**Problem statement**
Write out the listing from the line with "What matplotlib code" to the line with "plt.rcParams['font.family'] = ['Liberation", both lines included, exactly and nothing beyond. Leave pictures out.

━━ Source records

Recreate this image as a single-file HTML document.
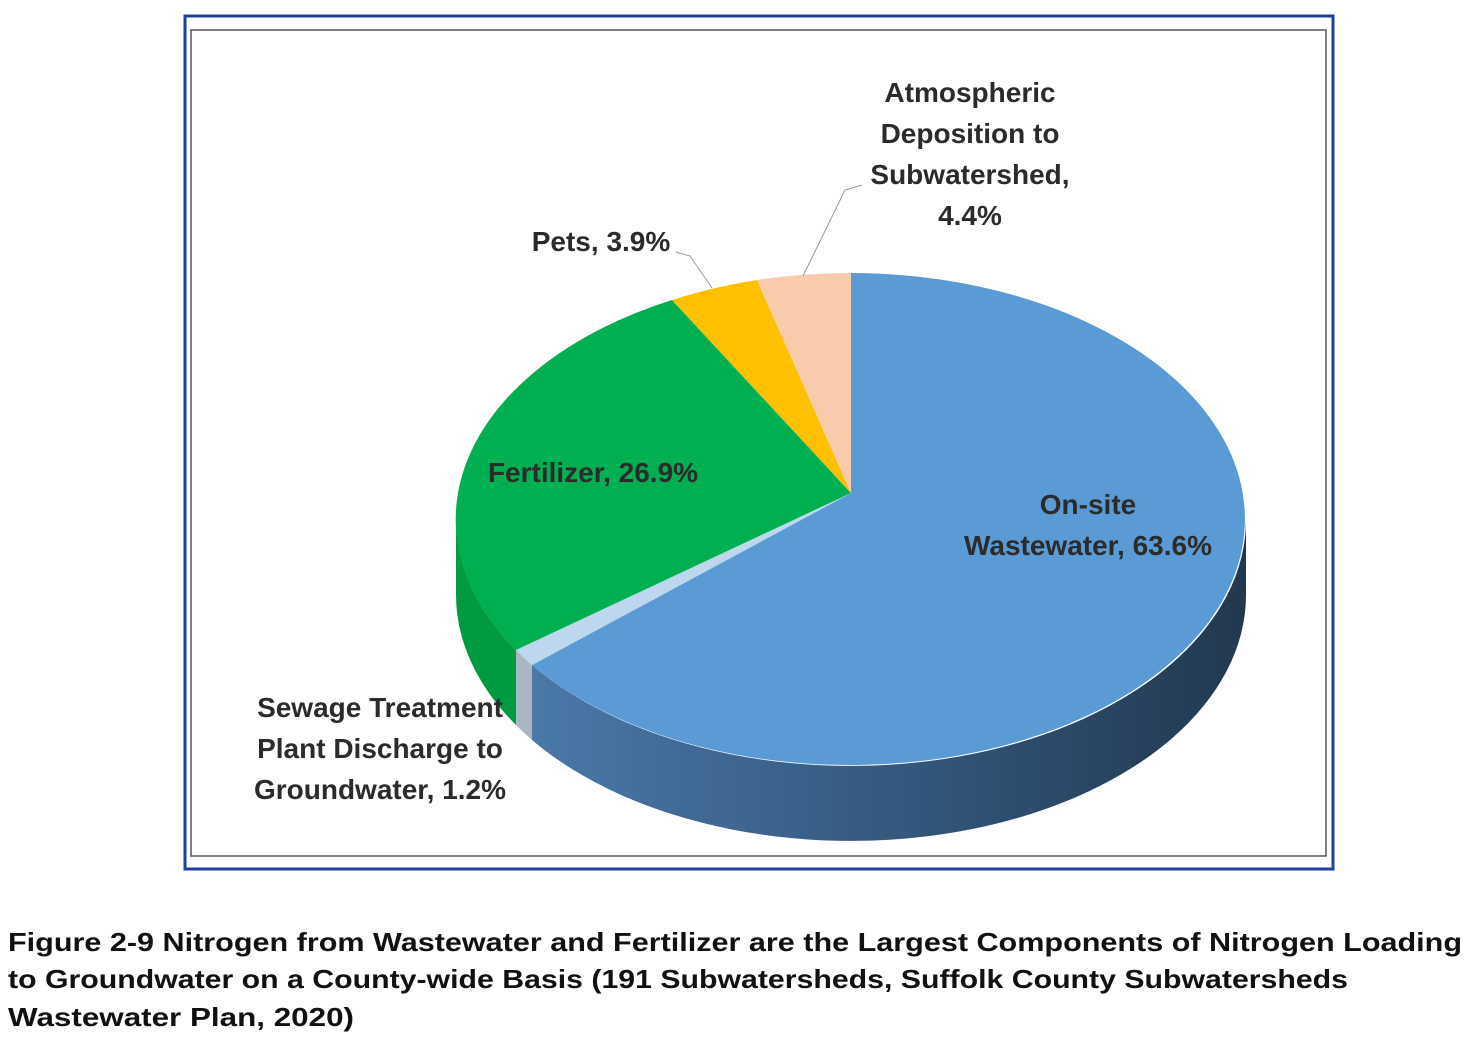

━━━━
━━ Source records

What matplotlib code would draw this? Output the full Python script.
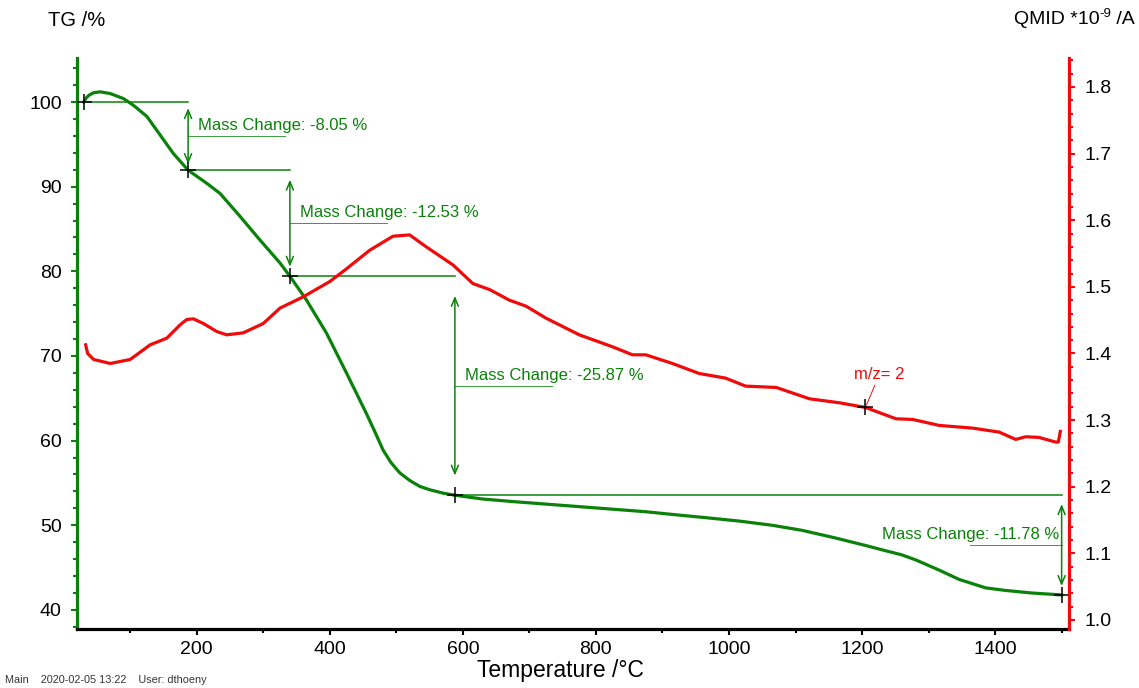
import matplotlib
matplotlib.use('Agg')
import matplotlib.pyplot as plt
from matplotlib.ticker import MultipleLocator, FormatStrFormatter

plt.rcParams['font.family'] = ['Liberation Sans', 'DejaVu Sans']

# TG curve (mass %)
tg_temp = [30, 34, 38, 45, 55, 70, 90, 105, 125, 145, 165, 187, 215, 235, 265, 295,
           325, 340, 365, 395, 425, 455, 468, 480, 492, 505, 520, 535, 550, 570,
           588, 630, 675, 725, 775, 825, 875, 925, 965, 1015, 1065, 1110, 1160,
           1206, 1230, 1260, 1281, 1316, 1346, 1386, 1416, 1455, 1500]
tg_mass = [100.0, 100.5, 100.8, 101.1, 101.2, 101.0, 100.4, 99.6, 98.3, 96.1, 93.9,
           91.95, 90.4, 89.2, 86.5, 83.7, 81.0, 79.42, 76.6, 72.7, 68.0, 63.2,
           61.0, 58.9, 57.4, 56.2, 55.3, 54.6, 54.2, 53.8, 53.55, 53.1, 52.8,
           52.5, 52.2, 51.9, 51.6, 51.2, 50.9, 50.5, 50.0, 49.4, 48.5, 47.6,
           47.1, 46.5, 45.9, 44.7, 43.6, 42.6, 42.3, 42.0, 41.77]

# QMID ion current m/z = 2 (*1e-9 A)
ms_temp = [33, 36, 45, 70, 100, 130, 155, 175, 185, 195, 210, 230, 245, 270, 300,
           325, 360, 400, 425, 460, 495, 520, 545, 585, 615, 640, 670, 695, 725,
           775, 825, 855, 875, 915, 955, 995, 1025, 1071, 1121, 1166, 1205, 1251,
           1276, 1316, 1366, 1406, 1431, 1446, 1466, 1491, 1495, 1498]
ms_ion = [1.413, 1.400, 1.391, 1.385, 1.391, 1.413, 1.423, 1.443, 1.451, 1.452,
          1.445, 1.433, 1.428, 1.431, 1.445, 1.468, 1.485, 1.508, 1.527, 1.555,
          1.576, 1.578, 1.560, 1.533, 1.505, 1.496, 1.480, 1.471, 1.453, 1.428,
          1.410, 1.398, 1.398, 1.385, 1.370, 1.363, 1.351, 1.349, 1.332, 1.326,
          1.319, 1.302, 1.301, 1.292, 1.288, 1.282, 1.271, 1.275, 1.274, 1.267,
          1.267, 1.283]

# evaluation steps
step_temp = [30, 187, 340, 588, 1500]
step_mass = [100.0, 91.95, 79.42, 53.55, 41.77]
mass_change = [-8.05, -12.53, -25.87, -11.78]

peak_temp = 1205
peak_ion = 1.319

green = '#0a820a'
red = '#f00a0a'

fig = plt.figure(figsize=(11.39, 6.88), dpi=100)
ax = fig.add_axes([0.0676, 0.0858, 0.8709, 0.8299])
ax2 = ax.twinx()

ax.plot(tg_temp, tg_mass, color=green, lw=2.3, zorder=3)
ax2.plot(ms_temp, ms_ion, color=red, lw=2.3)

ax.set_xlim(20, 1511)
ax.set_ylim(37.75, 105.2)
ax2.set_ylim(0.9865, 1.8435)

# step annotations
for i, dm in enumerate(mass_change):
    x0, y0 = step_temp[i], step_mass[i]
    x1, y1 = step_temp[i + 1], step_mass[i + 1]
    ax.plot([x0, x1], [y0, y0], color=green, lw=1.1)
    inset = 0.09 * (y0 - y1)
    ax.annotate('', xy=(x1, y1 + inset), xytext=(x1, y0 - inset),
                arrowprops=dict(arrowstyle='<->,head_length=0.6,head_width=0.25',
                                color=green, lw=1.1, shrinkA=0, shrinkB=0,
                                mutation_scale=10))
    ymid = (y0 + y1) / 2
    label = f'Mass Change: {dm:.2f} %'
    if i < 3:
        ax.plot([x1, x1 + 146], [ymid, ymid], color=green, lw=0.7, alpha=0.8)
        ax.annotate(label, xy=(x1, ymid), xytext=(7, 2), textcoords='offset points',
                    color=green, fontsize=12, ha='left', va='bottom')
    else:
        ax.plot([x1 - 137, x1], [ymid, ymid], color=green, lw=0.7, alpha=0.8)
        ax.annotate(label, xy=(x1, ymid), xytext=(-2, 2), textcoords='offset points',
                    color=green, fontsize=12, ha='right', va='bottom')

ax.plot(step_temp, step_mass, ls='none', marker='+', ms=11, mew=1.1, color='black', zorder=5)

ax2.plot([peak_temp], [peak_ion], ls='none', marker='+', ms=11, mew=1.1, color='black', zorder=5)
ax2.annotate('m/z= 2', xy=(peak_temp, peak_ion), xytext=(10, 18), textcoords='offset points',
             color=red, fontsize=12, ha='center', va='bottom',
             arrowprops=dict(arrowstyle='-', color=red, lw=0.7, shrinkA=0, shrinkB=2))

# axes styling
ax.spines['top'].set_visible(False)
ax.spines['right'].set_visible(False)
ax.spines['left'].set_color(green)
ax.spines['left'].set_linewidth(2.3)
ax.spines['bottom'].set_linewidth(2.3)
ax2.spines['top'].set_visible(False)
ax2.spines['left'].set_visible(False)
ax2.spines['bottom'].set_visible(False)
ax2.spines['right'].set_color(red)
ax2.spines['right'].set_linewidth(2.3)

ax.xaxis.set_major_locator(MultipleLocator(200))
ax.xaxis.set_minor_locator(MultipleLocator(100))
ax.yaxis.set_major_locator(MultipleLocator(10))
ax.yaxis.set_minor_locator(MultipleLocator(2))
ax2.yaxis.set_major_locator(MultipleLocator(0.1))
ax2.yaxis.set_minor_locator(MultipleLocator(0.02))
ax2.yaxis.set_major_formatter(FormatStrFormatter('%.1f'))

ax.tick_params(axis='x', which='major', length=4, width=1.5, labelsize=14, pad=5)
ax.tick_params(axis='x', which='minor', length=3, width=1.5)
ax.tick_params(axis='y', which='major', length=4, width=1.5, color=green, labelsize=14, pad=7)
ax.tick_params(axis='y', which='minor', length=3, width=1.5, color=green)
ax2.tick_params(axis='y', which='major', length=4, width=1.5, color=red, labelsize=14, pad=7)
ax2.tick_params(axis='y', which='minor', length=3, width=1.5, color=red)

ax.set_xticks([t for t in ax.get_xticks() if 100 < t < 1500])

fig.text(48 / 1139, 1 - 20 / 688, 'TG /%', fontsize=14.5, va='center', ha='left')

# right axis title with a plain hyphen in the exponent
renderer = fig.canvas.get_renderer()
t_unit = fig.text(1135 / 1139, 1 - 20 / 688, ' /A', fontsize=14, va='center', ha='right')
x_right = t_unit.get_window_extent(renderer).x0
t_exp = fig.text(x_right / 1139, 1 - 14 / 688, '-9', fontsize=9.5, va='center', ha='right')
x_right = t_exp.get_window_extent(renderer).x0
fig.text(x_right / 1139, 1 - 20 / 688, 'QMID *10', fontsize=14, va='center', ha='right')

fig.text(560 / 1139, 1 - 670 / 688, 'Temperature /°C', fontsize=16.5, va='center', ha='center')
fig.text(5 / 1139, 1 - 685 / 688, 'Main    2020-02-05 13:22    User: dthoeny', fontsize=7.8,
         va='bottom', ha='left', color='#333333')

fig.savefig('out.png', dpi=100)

━━━━
━━ Source records

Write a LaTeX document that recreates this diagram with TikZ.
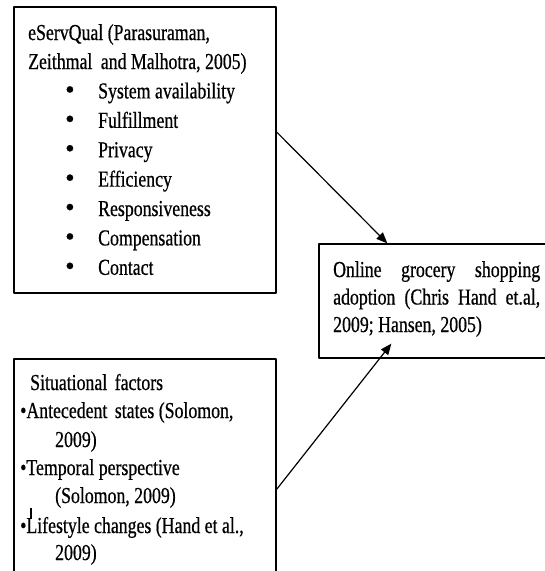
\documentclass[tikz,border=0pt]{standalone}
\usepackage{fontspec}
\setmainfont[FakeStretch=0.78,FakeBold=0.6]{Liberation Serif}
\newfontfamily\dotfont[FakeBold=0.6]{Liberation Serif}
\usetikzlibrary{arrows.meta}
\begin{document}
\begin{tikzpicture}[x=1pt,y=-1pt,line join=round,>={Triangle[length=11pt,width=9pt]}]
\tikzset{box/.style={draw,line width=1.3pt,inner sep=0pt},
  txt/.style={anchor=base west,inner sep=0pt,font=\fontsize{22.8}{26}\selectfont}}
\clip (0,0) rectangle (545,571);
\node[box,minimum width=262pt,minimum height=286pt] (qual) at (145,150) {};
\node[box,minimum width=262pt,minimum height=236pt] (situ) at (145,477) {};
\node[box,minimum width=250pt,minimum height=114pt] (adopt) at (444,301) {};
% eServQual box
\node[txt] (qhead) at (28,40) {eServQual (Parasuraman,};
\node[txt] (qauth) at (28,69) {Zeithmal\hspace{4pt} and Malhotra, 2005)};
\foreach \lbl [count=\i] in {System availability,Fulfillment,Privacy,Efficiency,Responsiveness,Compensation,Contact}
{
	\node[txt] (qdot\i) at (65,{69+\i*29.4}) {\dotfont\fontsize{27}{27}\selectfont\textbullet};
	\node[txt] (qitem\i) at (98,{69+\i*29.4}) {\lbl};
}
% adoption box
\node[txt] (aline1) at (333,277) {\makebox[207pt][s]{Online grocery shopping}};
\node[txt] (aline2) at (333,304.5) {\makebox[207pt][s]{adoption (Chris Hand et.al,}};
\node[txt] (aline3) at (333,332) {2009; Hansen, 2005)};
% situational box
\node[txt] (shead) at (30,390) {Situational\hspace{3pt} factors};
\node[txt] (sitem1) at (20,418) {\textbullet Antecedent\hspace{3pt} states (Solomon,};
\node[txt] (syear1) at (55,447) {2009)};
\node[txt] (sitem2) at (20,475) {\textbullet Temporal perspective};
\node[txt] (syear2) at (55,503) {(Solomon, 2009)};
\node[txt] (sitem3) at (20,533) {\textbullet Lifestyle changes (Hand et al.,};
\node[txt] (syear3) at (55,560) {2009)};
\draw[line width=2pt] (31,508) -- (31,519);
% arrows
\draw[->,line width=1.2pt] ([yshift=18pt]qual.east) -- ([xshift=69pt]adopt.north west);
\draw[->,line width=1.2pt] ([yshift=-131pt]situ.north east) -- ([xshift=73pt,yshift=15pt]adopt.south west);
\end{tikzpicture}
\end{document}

━━━━

**Written answer**
What matplotlib code would draw this? Output the full Python script.
import matplotlib
matplotlib.use('Agg')
import matplotlib.pyplot as plt
from matplotlib.ticker import MultipleLocator, FormatStrFormatter

plt.rcParams['font.family'] = ['Liberation Sans', 'DejaVu Sans']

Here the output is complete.